■ Task directions
Go through the data below. List every line that holds the word "Output".
:: Supplied data
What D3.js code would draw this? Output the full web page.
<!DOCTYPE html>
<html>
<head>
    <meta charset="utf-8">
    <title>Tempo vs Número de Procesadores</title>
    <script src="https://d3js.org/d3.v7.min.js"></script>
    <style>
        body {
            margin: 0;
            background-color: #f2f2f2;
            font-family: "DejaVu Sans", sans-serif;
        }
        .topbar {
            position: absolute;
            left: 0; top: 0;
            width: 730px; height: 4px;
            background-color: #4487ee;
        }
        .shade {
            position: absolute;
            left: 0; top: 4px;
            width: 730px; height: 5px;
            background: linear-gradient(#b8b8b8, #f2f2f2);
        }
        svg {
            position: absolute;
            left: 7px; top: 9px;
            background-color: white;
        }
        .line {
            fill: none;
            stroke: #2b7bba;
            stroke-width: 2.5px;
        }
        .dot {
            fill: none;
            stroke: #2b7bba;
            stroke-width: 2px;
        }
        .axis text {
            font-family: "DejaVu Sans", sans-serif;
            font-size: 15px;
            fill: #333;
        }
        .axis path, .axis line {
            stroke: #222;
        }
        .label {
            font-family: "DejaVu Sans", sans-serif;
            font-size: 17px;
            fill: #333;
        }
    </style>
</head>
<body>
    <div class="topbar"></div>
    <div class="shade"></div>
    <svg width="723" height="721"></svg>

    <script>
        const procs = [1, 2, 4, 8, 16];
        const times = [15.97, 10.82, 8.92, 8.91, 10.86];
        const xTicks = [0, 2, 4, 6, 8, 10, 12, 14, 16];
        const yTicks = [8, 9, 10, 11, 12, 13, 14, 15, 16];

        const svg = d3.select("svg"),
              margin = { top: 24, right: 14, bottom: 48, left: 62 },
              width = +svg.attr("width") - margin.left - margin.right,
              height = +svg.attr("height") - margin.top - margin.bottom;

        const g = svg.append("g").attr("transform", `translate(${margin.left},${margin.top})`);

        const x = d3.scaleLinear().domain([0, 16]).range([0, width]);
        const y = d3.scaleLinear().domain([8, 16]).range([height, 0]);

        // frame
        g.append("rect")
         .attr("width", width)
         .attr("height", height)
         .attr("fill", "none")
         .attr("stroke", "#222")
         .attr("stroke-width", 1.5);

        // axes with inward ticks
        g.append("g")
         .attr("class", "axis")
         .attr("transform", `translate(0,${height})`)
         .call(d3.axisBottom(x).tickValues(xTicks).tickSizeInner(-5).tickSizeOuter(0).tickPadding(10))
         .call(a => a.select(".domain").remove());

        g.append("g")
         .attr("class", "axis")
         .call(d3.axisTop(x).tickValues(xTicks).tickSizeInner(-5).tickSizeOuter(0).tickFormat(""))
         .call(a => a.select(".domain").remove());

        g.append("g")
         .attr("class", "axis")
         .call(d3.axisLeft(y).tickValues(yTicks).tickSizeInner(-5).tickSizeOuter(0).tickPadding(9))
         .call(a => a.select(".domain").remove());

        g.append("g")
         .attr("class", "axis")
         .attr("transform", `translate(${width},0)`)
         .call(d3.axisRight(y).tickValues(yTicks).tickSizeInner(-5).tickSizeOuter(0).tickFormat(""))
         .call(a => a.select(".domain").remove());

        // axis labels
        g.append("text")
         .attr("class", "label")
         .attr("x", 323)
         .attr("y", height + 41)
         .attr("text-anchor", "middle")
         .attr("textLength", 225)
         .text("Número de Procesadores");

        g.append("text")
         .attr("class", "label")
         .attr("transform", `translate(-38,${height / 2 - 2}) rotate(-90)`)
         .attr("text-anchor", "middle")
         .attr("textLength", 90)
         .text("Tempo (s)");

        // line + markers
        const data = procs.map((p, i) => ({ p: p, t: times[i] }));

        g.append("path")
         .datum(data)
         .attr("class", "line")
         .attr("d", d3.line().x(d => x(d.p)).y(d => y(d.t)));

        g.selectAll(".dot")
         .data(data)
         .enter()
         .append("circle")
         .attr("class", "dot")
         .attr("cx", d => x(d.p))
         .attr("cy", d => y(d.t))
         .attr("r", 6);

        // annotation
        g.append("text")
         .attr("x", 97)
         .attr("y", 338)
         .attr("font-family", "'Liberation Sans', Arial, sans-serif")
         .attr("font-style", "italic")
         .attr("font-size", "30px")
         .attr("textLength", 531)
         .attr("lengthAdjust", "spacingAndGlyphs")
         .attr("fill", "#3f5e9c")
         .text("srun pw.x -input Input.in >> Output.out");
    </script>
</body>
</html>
::::
:: Supplied data
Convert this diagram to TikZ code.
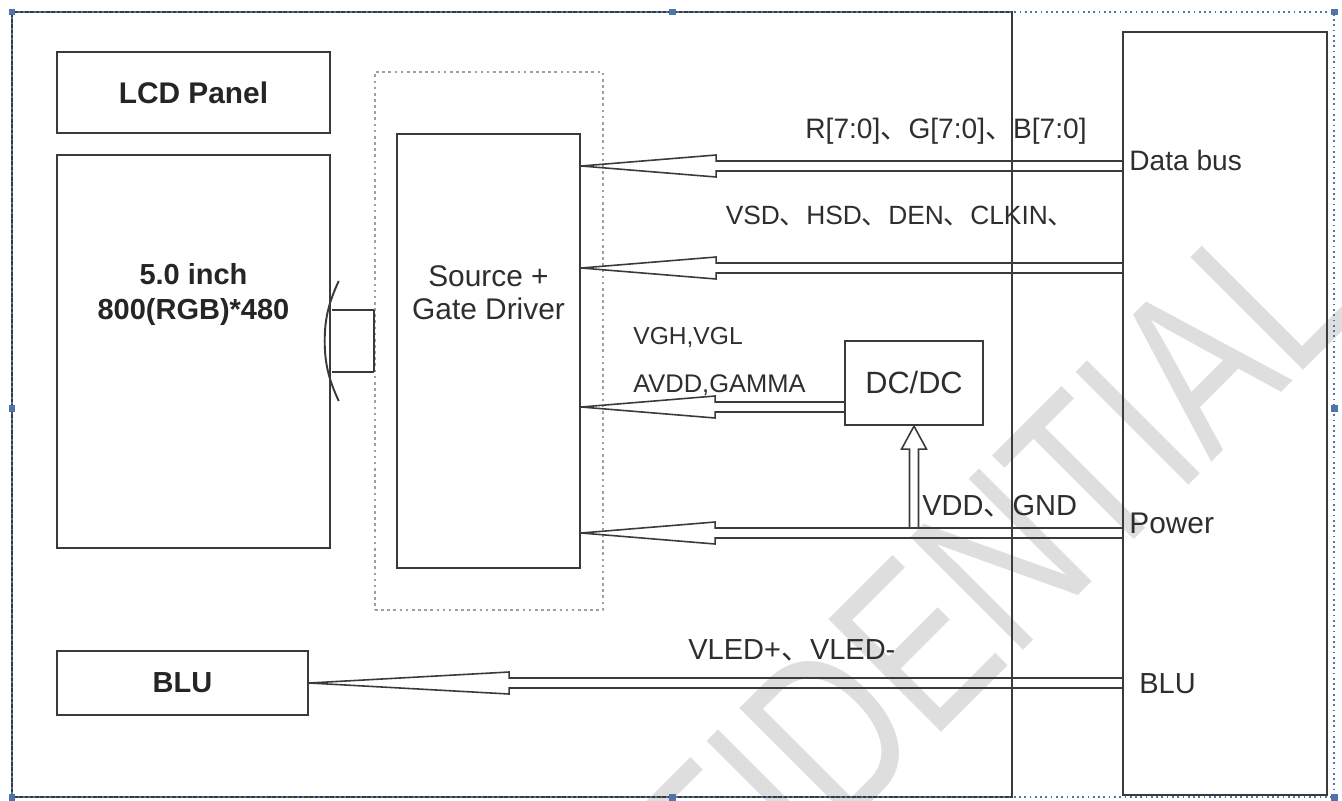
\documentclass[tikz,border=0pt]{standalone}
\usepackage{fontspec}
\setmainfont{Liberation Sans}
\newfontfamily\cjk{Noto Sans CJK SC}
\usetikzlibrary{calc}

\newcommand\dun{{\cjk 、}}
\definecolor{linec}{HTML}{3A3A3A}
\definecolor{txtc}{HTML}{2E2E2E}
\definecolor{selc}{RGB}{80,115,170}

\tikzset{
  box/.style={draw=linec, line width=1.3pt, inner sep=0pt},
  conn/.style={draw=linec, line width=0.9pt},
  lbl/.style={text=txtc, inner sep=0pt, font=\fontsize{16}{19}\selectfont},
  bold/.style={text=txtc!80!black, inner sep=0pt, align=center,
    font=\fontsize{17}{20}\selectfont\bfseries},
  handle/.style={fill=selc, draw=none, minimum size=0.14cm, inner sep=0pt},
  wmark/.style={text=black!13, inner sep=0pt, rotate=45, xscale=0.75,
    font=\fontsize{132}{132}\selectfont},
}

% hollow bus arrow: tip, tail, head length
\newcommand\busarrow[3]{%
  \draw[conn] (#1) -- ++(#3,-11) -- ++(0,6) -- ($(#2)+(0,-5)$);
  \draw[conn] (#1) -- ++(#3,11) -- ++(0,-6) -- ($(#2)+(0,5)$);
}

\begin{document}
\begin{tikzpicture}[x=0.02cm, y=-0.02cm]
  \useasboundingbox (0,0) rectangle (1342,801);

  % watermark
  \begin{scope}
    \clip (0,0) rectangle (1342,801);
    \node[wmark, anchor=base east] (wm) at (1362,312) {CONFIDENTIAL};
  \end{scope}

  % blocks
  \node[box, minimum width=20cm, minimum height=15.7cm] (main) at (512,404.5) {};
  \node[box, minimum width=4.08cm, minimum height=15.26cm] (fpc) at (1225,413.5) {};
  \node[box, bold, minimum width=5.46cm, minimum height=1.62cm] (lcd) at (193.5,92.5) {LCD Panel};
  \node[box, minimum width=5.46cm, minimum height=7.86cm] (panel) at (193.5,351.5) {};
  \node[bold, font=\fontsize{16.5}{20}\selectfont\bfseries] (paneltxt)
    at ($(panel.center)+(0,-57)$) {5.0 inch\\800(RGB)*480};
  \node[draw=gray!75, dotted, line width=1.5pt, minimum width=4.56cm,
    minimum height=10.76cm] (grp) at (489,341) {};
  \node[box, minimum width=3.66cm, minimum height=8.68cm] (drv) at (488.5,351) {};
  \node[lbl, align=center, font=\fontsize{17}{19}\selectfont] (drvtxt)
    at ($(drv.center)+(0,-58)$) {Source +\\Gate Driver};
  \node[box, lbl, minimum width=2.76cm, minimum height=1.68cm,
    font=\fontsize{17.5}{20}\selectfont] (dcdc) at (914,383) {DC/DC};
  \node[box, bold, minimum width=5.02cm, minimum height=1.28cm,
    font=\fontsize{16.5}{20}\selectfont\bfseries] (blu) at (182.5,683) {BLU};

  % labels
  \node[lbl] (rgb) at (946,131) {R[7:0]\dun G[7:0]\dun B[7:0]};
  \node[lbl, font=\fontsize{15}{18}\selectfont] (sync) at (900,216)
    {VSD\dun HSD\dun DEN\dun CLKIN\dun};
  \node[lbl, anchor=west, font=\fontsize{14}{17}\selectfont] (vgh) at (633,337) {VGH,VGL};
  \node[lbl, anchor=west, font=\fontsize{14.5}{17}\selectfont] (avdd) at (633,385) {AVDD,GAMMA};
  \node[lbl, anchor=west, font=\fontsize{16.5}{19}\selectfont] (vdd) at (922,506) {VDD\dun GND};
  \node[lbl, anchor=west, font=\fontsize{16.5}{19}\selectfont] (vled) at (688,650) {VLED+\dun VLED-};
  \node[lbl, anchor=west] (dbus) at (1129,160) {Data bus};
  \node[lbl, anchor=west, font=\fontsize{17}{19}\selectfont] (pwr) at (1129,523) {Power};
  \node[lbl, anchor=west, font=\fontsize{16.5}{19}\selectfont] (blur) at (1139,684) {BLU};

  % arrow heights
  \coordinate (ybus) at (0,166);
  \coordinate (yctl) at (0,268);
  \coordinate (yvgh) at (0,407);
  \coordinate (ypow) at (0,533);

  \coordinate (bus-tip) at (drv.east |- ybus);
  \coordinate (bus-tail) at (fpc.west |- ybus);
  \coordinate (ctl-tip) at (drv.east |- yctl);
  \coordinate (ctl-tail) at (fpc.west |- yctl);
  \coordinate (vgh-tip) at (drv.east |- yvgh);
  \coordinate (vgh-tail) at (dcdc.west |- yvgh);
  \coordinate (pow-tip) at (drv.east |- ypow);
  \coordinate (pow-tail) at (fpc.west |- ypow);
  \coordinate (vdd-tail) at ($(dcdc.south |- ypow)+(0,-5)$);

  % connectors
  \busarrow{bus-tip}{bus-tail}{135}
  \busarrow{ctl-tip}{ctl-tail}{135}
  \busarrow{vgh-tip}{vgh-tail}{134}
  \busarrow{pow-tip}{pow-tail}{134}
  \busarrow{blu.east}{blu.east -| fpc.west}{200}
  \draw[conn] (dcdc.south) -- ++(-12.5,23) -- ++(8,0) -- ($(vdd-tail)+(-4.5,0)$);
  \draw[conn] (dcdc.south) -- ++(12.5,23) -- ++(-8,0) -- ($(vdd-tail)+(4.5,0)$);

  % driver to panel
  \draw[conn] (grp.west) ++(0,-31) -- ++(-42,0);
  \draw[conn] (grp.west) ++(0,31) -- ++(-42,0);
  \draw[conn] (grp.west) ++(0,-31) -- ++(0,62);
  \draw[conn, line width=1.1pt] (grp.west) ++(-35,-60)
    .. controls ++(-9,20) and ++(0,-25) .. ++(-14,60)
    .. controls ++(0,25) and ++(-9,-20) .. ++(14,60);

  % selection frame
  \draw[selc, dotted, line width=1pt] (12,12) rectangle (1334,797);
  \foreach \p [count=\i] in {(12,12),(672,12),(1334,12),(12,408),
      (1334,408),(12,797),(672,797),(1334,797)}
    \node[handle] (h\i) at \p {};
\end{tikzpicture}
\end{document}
::::
:: Supplied data
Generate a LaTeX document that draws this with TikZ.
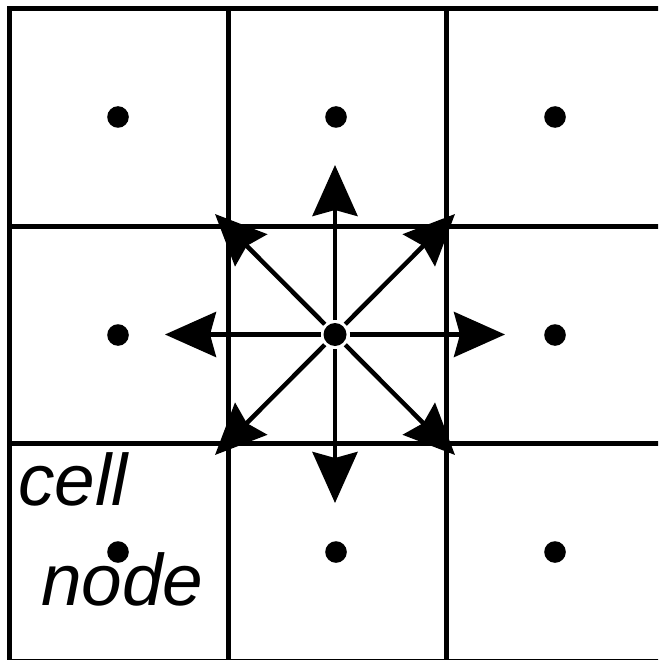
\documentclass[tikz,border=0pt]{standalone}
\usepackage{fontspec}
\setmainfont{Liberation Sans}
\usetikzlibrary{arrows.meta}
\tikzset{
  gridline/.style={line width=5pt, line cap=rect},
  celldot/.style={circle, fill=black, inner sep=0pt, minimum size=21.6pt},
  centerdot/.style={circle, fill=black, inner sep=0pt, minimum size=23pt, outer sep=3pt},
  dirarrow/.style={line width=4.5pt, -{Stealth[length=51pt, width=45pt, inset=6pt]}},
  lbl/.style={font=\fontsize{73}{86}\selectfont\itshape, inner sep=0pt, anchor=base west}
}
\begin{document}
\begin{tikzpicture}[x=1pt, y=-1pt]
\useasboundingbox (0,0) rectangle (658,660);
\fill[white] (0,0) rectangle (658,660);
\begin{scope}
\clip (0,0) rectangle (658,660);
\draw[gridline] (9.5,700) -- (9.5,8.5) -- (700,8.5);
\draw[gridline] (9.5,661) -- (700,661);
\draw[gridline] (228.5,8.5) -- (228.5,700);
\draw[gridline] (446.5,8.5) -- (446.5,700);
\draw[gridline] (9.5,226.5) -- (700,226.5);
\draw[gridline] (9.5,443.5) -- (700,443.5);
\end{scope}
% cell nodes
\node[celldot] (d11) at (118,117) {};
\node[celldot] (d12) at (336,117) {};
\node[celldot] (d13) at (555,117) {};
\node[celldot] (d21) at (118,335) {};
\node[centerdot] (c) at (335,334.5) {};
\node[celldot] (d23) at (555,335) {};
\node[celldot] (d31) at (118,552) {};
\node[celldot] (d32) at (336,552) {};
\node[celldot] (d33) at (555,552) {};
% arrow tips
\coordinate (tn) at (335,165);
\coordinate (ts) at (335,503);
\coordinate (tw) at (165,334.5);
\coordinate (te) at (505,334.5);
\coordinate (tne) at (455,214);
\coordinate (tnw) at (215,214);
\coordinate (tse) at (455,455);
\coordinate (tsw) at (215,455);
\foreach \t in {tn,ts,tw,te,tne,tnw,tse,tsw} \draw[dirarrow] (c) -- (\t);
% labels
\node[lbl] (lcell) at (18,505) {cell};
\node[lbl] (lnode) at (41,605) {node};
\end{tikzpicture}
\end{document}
::::
■ Written answer
What D3.js code would draw this? Output the full web page.
         .text("srun pw.x -input Input.in >> Output.out");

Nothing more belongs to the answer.